Net cash position, cash flow and solvency

The net cash position stood at € 116 million on 30 June 2023, which was € 15 million higher than the comparable period last year (and thus adjusted for seasonal influences in working capital). The increase was due to good operating results, which contributed to a dividend payment of € 1.01 per share, resulting in a cash dividend payment of € 13 million in May.
Property, plant and equipment increased by over € 20 million in these last twelve months, due to the higher level of investment in electric equipment and in the timber frame plant. Working capital remained at a similar level to last year. Within working capital, we saw an increase in pre-financing (i.e., higher work-in-progress credit position) resulting from an increase at Infra and Non-Residential Projects. This was offset by an increase in the inventory position at Property development, primarily due to the fact that we had very few unsold homes under construction last year. Heijmans actively monitors this position, with the Executive Board only in very exceptional cases giving approval to start the construction phase when 70% of the homes have not yet been pre-sold. This keeps the number of homes completed and unsold at a very limited level. The receivables/payables balance remained similar to last year, despite the fact that the statutory payment period for SMEs was shortened to 30 days. While this had a material impact on the balance sheet, Heijmans had already anticipated this legislation in advance.

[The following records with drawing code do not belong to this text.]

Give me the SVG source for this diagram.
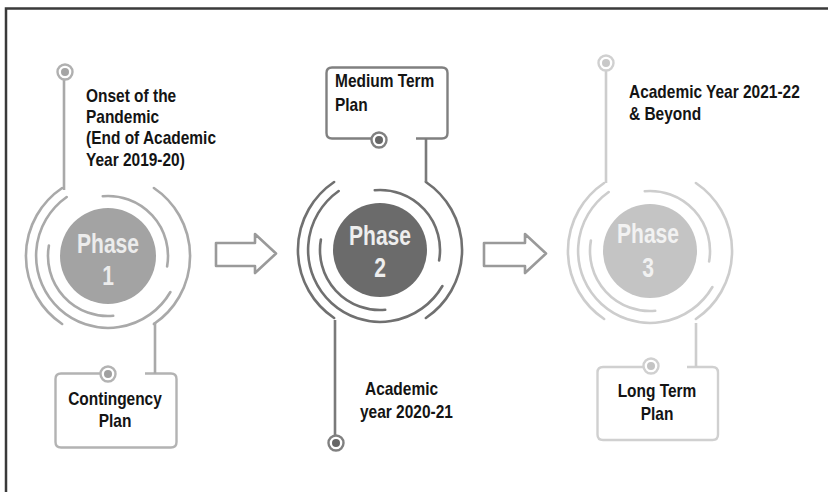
<svg xmlns="http://www.w3.org/2000/svg" width="828" height="492" viewBox="0 0 828 492">
<defs>
<style>
.t{font-family:"Liberation Sans","Open Sans",Arial,sans-serif;font-weight:bold;font-size:18px;fill:#141414}
.c{text-anchor:middle}
.ph{font-family:"Liberation Sans","Open Sans",Arial,sans-serif;font-weight:bold;font-size:27px;text-anchor:middle}
.ring{fill:none;stroke-width:2.6;stroke-linecap:round}
.box{fill:#fff;stroke-width:2.4}
.arrow{fill:#fff;stroke:#9a9a9a;stroke-width:2.6;stroke-linejoin:round}
</style>
<g id="rings">
<path d="M -45.9 -68 A 82 82 0 0 0 -45.9 68"/>
<path d="M 45.9 -68 A 82 82 0 0 1 45.9 68"/>
<path d="M 62.4 36 A 72 72 0 1 1 -41.3 -59"/>
<path d="M -5.2 -59.8 A 60 60 0 0 1 59.1 10.4"/>
<path d="M 5.2 59.8 A 60 60 0 0 1 -59.1 -10.4"/>
</g>
</defs>
<rect width="828" height="492" fill="#fff"/>
<path d="M 6 492 V 8.5 H 828" fill="none" stroke="#3a3a3a" stroke-width="2.5"/>

<g id="connectors">
<g class="arrow">
<path d="M 216 243 H 255 V 234 L 276 253.5 L 255 273 V 266 H 216 Z"/>
<path d="M 484 243 H 525 V 234 L 546 253.5 L 525 273 V 266 H 484 Z"/>
</g>
</g>

<g id="phase1">
<circle cx="108" cy="256" r="48" fill="#a3a3a3"/>
<use href="#rings" x="108" y="256" class="ring" stroke="#a9a9a9"/>
<text class="ph" transform="translate(108,253) scale(0.78,1)" fill="#ececec">Phase</text>
<text class="ph" transform="translate(108,285) scale(0.78,1)" fill="#ececec">1</text>
<path d="M 64 80 V 190" fill="none" stroke="#a9a9a9" stroke-width="2.6"/>
<circle cx="65" cy="72" r="7.5" fill="#fff" stroke="#b0b0b0" stroke-width="2.4"/>
<circle cx="65" cy="72" r="4" fill="#a5a5a5"/>
<text class="t" transform="translate(86,102) scale(0.86,1)">Onset of the</text>
<text class="t" transform="translate(86,123) scale(0.86,1)">Pandemic</text>
<text class="t" transform="translate(86,144) scale(0.86,1)">(End of Academic</text>
<text class="t" transform="translate(86,166) scale(0.86,1)">Year 2019-20)</text>
</g>

<g id="contingency">
<path class="box" stroke="#b3b3b3" d="M 100 373.5 H 61 Q 55.5 373.5 55.5 379 V 442 Q 55.5 447.5 61 447.5 H 171 Q 176.5 447.5 176.5 442 V 379 Q 176.5 373.5 171 373.5 H 145"/>
<path d="M 155 322 V 373.5" fill="none" stroke="#a9a9a9" stroke-width="2.6"/>
<circle cx="108" cy="374" r="7.5" fill="#fff" stroke="#b3b3b3" stroke-width="2.4"/>
<circle cx="108" cy="374" r="4" fill="#a0a0a0"/>
<text class="t c" transform="translate(115,405) scale(0.86,1)">Contingency</text>
<text class="t c" transform="translate(115,427) scale(0.86,1)">Plan</text>
</g>

<g id="phase2">
<circle cx="380" cy="250" r="47" fill="#6b6b6b"/>
<use href="#rings" x="380" y="250" class="ring" stroke="#707070"/>
<text class="ph" transform="translate(380,245) scale(0.78,1)" fill="#eeeeee">Phase</text>
<text class="ph" transform="translate(380,277) scale(0.78,1)" fill="#eeeeee">2</text>
<path d="M 335 320 V 435" fill="none" stroke="#7a7a7a" stroke-width="2.6"/>
<circle cx="336" cy="443" r="7.5" fill="#fff" stroke="#808080" stroke-width="2.4"/>
<circle cx="336" cy="443" r="4" fill="#666"/>
<text class="t" transform="translate(365,395) scale(0.86,1)">Academic</text>
<text class="t" transform="translate(360,418) scale(0.86,1)">year 2020-21</text>
</g>

<g id="medium">
<path class="box" stroke="#808080" d="M 371 138.5 H 332 Q 326.5 138.5 326.5 133 V 73 Q 326.5 67.5 332 67.5 H 442 Q 447.5 67.5 447.5 73 V 133 Q 447.5 138.5 442 138.5 H 416"/>
<path d="M 426 138.5 V 182" fill="none" stroke="#7a7a7a" stroke-width="2.6"/>
<circle cx="379" cy="140" r="7.5" fill="#fff" stroke="#808080" stroke-width="2.4"/>
<circle cx="379" cy="140" r="4" fill="#666"/>
<text class="t" transform="translate(335,87) scale(0.86,1)">Medium Term</text>
<text class="t" transform="translate(335,111) scale(0.86,1)">Plan</text>
</g>

<g id="phase3">
<circle cx="650" cy="251" r="47" fill="#c4c4c4"/>
<use href="#rings" x="650" y="251" class="ring" stroke="#cdcdcd"/>
<text class="ph" transform="translate(648,243) scale(0.78,1)" fill="#f2f2f2">Phase</text>
<text class="ph" transform="translate(648,277) scale(0.78,1)" fill="#f2f2f2">3</text>
<path d="M 606 71 V 183" fill="none" stroke="#cdcdcd" stroke-width="2.6"/>
<circle cx="606" cy="63" r="7.5" fill="#fff" stroke="#d0d0d0" stroke-width="2.4"/>
<circle cx="606" cy="63" r="4" fill="#c8c8c8"/>
<text class="t" transform="translate(629,98) scale(0.86,1)">Academic Year 2021-22</text>
<text class="t" transform="translate(629,120) scale(0.86,1)">&amp; Beyond</text>
</g>

<g id="longterm">
<path class="box" stroke="#d0d0d0" d="M 643 367 H 603 Q 597.5 367 597.5 372.5 V 434.5 Q 597.5 440 603 440 H 712.5 Q 718 440 718 434.5 V 372.5 Q 718 367 712.5 367 H 687"/>
<path d="M 696 323 V 367" fill="none" stroke="#cdcdcd" stroke-width="2.6"/>
<circle cx="651" cy="366" r="7.5" fill="#fff" stroke="#d0d0d0" stroke-width="2.4"/>
<circle cx="651" cy="366" r="4" fill="#c4c4c4"/>
<text class="t c" transform="translate(657,397) scale(0.86,1)">Long Term</text>
<text class="t c" transform="translate(657,420) scale(0.86,1)">Plan</text>
</g>
</svg>
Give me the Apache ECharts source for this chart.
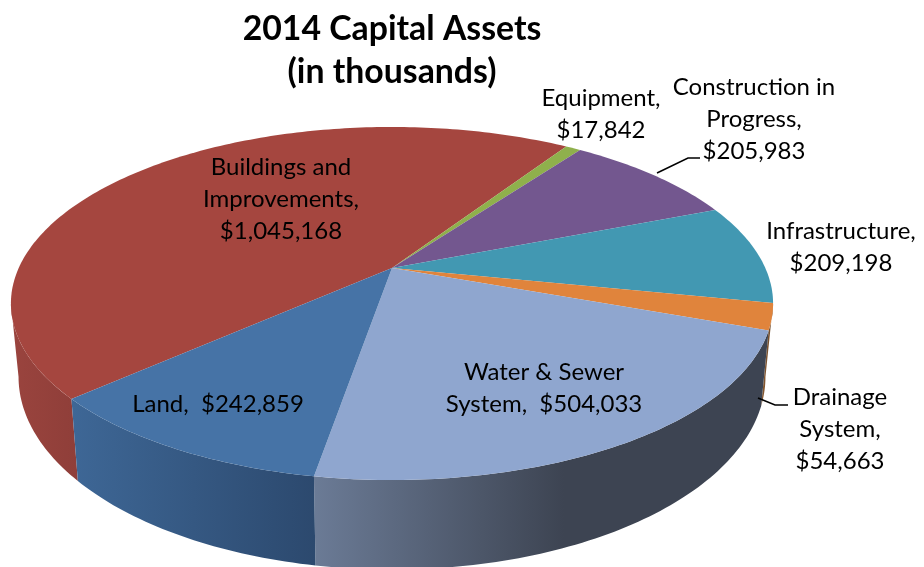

At 30 June 2023, solvency stood at 30.1% compared with 28.9% a year earlier. While it is true that the balance sheet total increased due to a higher level of activity and the increased net cash position, this effect was more than offset by retained earnings. At 30.1%, solvency was at the same level as year-end 2021. In the meantime, Heijmans redeemed the cumulative preference B shares amounting to €31 million earlier than scheduled.